Wednesday, September 21, 2011

QUALITATIVE DIFFERENCE OF FOCUS

The other day I got into a discussion with a colleague about a subject near and dear to the hearts of many young men: Pornography.
Aside from the natural variations of choice and style, as well as the degree of explicity, we discussed the remarkable differences between the three major world powers of smut.

Those being, in no particular order, Japan, the United States of America, and Holland.

Where American purveyors of nasty images all tend to be coroners assistants, whose lighting and close-ups serve to highlight every gross detail of the repulsive corpses miraculously animated, the Japanese pornographic cameraman is essentially a food-photographer manqué, capturing his subject with all the love and affection for a luscious graphic presentation, something that will make the viewer want to touch, or at least continue observing and taking notes.
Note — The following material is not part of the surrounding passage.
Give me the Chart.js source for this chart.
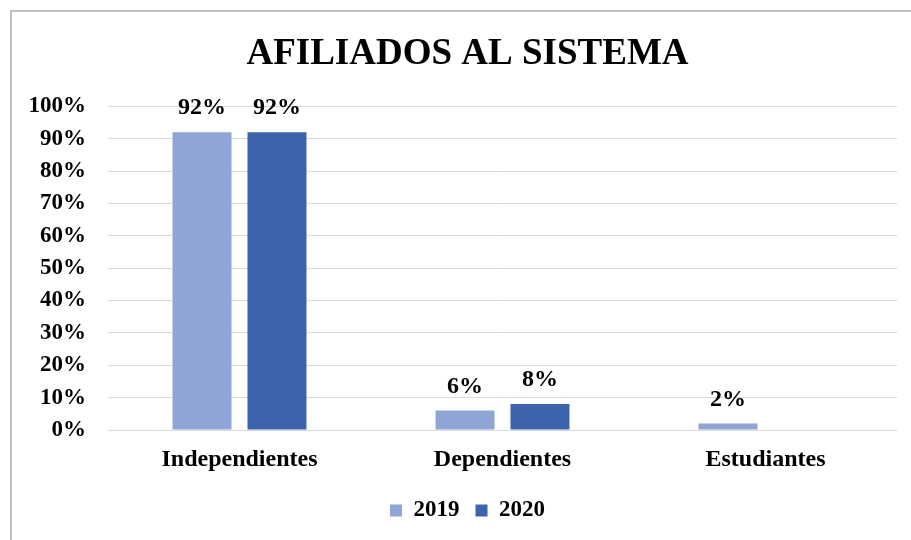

American filth is just that: filth. Every pimple, bruise, tattoo, and piercing, and every imaginable monstrosity combined, force one to talk sports or politics to imaginary people, nay, even flee the sparsely populated theatre - unclean, unclean!
Japanese porn, on the other hand, frequently leaves one remarkably hungry - thinking perhaps of a nice bowl of ramen with roast pork and surimi.
Or perhaps a plate of sliced peaches.
Mmm, juicy.

Dutch porn, alas, is almost entirely perversion. They do bestiality.
One would've thought that with their tradition of fine painting, they would manage something better.
Still life with nude farm girl, perhaps, or peasants disporting themselves on a sloop near a windmill.
Blonde with a plate of herring.

Nope.
Large women and horses.

[Let me qualify at this point that this is all hearsay, or based on serious scientific papers published in reputable journals. This blogger has no personal experience with the subject at all, having spent the last three decades living in a cave. Nor would I watch such stuff.]



The French, Spanish, and Italians, as is well known, do not do pornography. They're far too busy chasing everything that moves to actually hold a camera.
The English aren't into sex, vastly preferring Facebook and other social networking sites, and the less said of German speakers, Slavs, and Scandinavians, the better.


Next up: Why the Animal Channel is banned in Holland, and the rise of Dutch dictionary sales in the Gulf.

Plus a helpful listing of Dutch words:
Kameel = Camel.
Geit = Goat.
Zeug = Sow.
Ooi = Ewe.
Teef = Bitch.

Final note: Avoid grill-rooms in Europe.